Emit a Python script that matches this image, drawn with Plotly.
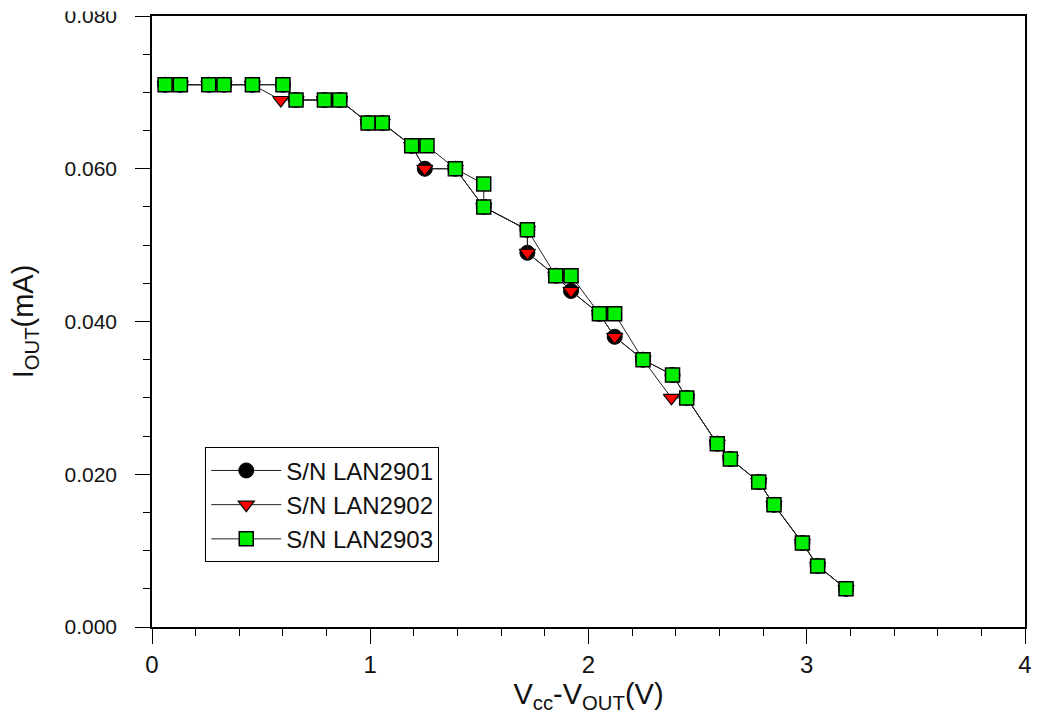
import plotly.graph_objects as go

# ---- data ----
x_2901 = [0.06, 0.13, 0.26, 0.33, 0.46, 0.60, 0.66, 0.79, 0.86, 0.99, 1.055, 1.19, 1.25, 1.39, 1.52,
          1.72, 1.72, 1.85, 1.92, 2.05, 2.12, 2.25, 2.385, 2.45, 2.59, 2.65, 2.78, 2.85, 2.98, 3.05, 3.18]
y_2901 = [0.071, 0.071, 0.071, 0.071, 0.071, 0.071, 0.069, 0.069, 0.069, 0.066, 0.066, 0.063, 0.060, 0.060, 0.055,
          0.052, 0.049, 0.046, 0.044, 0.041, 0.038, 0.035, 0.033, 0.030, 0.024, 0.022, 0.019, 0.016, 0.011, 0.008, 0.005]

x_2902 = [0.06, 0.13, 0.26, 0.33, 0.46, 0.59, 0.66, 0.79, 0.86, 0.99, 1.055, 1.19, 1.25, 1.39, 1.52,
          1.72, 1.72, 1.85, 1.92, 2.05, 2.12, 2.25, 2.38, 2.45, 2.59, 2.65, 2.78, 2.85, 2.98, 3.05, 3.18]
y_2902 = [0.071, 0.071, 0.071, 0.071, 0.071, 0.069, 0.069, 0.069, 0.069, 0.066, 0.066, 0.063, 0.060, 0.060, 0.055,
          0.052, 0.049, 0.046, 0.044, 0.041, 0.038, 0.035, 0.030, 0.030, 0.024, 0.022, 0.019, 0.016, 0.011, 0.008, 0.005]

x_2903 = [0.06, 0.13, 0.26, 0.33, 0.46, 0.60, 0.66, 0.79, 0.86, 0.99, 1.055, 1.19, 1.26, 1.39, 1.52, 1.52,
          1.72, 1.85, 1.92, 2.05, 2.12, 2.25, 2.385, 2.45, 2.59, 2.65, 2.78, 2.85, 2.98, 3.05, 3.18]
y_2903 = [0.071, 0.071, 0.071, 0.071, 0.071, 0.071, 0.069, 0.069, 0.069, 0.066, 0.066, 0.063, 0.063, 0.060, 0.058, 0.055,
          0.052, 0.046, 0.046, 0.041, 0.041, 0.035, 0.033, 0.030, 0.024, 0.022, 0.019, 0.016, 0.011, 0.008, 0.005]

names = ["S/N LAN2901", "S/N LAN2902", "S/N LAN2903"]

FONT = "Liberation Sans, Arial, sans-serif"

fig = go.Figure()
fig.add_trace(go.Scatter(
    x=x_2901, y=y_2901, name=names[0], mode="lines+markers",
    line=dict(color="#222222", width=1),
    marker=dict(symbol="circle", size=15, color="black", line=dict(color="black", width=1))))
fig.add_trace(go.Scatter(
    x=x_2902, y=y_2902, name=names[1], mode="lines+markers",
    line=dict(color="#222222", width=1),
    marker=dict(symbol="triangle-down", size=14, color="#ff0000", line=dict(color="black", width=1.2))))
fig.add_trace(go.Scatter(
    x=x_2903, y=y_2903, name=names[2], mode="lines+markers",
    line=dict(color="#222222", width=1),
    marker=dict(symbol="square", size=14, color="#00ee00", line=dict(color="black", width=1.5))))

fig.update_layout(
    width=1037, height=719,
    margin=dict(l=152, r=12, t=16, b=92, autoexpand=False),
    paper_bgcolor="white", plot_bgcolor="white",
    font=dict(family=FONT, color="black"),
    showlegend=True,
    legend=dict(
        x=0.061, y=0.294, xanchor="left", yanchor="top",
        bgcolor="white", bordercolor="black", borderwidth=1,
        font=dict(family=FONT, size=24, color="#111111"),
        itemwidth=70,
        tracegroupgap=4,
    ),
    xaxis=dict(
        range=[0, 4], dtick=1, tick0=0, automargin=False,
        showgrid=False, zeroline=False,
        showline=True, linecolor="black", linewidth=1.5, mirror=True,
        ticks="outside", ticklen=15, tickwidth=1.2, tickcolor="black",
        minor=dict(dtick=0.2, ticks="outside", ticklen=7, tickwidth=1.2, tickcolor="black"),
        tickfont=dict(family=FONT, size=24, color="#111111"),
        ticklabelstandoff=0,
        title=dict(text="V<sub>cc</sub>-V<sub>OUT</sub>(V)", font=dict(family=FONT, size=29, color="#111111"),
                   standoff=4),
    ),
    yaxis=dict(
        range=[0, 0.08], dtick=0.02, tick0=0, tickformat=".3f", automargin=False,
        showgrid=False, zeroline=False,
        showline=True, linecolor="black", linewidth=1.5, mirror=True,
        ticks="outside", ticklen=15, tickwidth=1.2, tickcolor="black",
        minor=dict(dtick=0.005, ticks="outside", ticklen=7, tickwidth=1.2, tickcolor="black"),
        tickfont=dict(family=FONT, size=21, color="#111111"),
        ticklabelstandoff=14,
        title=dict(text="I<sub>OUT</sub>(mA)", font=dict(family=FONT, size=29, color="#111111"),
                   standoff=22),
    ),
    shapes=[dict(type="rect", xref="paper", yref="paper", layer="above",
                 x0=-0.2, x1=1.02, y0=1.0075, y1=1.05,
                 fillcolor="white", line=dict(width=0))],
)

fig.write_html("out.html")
........
Write the listing above out again exactly, dropping each image.

Emit a Python script that matches this image, drawn with Plotly.
import plotly.graph_objects as go

# ---- data ----
x_2901 = [0.06, 0.13, 0.26, 0.33, 0.46, 0.60, 0.66, 0.79, 0.86, 0.99, 1.055, 1.19, 1.25, 1.39, 1.52,
          1.72, 1.72, 1.85, 1.92, 2.05, 2.12, 2.25, 2.385, 2.45, 2.59, 2.65, 2.78, 2.85, 2.98, 3.05, 3.18]
y_2901 = [0.071, 0.071, 0.071, 0.071, 0.071, 0.071, 0.069, 0.069, 0.069, 0.066, 0.066, 0.063, 0.060, 0.060, 0.055,
          0.052, 0.049, 0.046, 0.044, 0.041, 0.038, 0.035, 0.033, 0.030, 0.024, 0.022, 0.019, 0.016, 0.011, 0.008, 0.005]

x_2902 = [0.06, 0.13, 0.26, 0.33, 0.46, 0.59, 0.66, 0.79, 0.86, 0.99, 1.055, 1.19, 1.25, 1.39, 1.52,
          1.72, 1.72, 1.85, 1.92, 2.05, 2.12, 2.25, 2.38, 2.45, 2.59, 2.65, 2.78, 2.85, 2.98, 3.05, 3.18]
y_2902 = [0.071, 0.071, 0.071, 0.071, 0.071, 0.069, 0.069, 0.069, 0.069, 0.066, 0.066, 0.063, 0.060, 0.060, 0.055,
          0.052, 0.049, 0.046, 0.044, 0.041, 0.038, 0.035, 0.030, 0.030, 0.024, 0.022, 0.019, 0.016, 0.011, 0.008, 0.005]

x_2903 = [0.06, 0.13, 0.26, 0.33, 0.46, 0.60, 0.66, 0.79, 0.86, 0.99, 1.055, 1.19, 1.26, 1.39, 1.52, 1.52,
          1.72, 1.85, 1.92, 2.05, 2.12, 2.25, 2.385, 2.45, 2.59, 2.65, 2.78, 2.85, 2.98, 3.05, 3.18]
y_2903 = [0.071, 0.071, 0.071, 0.071, 0.071, 0.071, 0.069, 0.069, 0.069, 0.066, 0.066, 0.063, 0.063, 0.060, 0.058, 0.055,
          0.052, 0.046, 0.046, 0.041, 0.041, 0.035, 0.033, 0.030, 0.024, 0.022, 0.019, 0.016, 0.011, 0.008, 0.005]

names = ["S/N LAN2901", "S/N LAN2902", "S/N LAN2903"]

FONT = "Liberation Sans, Arial, sans-serif"

fig = go.Figure()
fig.add_trace(go.Scatter(
    x=x_2901, y=y_2901, name=names[0], mode="lines+markers",
    line=dict(color="#222222", width=1),
    marker=dict(symbol="circle", size=15, color="black", line=dict(color="black", width=1))))
fig.add_trace(go.Scatter(
    x=x_2902, y=y_2902, name=names[1], mode="lines+markers",
    line=dict(color="#222222", width=1),
    marker=dict(symbol="triangle-down", size=14, color="#ff0000", line=dict(color="black", width=1.2))))
fig.add_trace(go.Scatter(
    x=x_2903, y=y_2903, name=names[2], mode="lines+markers",
    line=dict(color="#222222", width=1),
    marker=dict(symbol="square", size=14, color="#00ee00", line=dict(color="black", width=1.5))))

fig.update_layout(
    width=1037, height=719,
    margin=dict(l=152, r=12, t=16, b=92, autoexpand=False),
    paper_bgcolor="white", plot_bgcolor="white",
    font=dict(family=FONT, color="black"),
    showlegend=True,
    legend=dict(
        x=0.061, y=0.294, xanchor="left", yanchor="top",
        bgcolor="white", bordercolor="black", borderwidth=1,
        font=dict(family=FONT, size=24, color="#111111"),
        itemwidth=70,
        tracegroupgap=4,
    ),
    xaxis=dict(
        range=[0, 4], dtick=1, tick0=0, automargin=False,
        showgrid=False, zeroline=False,
        showline=True, linecolor="black", linewidth=1.5, mirror=True,
        ticks="outside", ticklen=15, tickwidth=1.2, tickcolor="black",
        minor=dict(dtick=0.2, ticks="outside", ticklen=7, tickwidth=1.2, tickcolor="black"),
        tickfont=dict(family=FONT, size=24, color="#111111"),
        ticklabelstandoff=0,
        title=dict(text="V<sub>cc</sub>-V<sub>OUT</sub>(V)", font=dict(family=FONT, size=29, color="#111111"),
                   standoff=4),
    ),
    yaxis=dict(
        range=[0, 0.08], dtick=0.02, tick0=0, tickformat=".3f", automargin=False,
        showgrid=False, zeroline=False,
        showline=True, linecolor="black", linewidth=1.5, mirror=True,
        ticks="outside", ticklen=15, tickwidth=1.2, tickcolor="black",
        minor=dict(dtick=0.005, ticks="outside", ticklen=7, tickwidth=1.2, tickcolor="black"),
        tickfont=dict(family=FONT, size=21, color="#111111"),
        ticklabelstandoff=14,
        title=dict(text="I<sub>OUT</sub>(mA)", font=dict(family=FONT, size=29, color="#111111"),
                   standoff=22),
    ),
    shapes=[dict(type="rect", xref="paper", yref="paper", layer="above",
                 x0=-0.2, x1=1.02, y0=1.0075, y1=1.05,
                 fillcolor="white", line=dict(width=0))],
)

fig.write_html("out.html")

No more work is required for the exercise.